Other EUV Possibilities

It’s too early in the development of EUV free-electron lasers for rapidly expanding chipmakers to pay it much attention. But the KEK team is not alone in chasing the technology. A venture-backed startup xLight, in Palo Alto, Calif. is also among those chasing it. The company, which is packed with particle-accelerator veterans from the Stanford Linear Accelerator and elsewhere, recently inked an R&D deal with Fermi National Accelerator Laboratory, in Illinois, to develop superconducting cavities and cryomodule technology. Attempts to contact xLight went unanswered, but in January, the company took part in the 8th Workshop EUV-FEL in Tokyo, and former CEO Erik Hosler gave a presentation on the technology.

Significantly, ASML considered turning to particle accelerators a decade ago and again more recently when it compared the progress of free-electron laser technology to the laser-produced plasma road map. But company executives decided LLP presented fewer risks.

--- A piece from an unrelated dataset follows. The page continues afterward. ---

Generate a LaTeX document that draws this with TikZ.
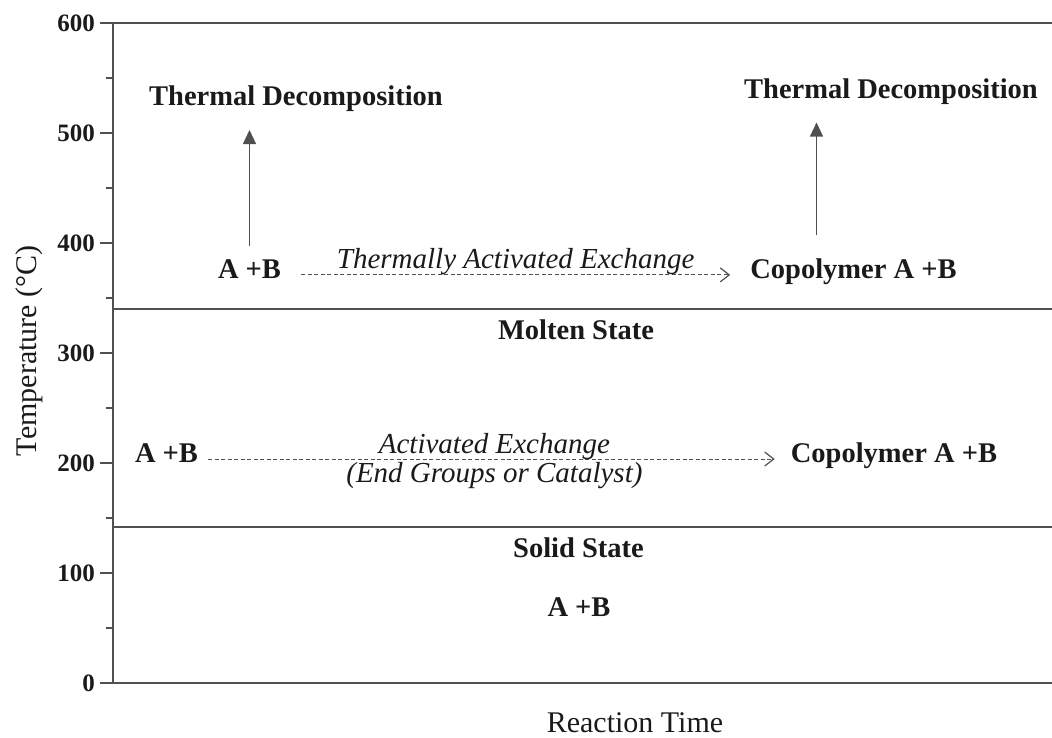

And, indeed, it is a risky road. Independent views on KEK’s project emphasize that reliability and funding will be the biggest challenges the researchers face going forward. “The R&D road map will involve numerous demanding stages in order to develop a reliable, mature system,” says Hassanein. “This will require serious investment and take considerable time.”

“The machine design must be extremely robust, with redundancy built in,” adds retired research scientist Benson. The design must also ensure that components are not damaged from radiation or laser light.” And this must be accomplished “without compromising performance, which must be good enough to ensure decent wall-plug efficiency.”

More importantly, Benson warns that without a forthcoming commitment to invest in the technology, “development of EUV-FELs might not come in time to help the semiconductor industry.”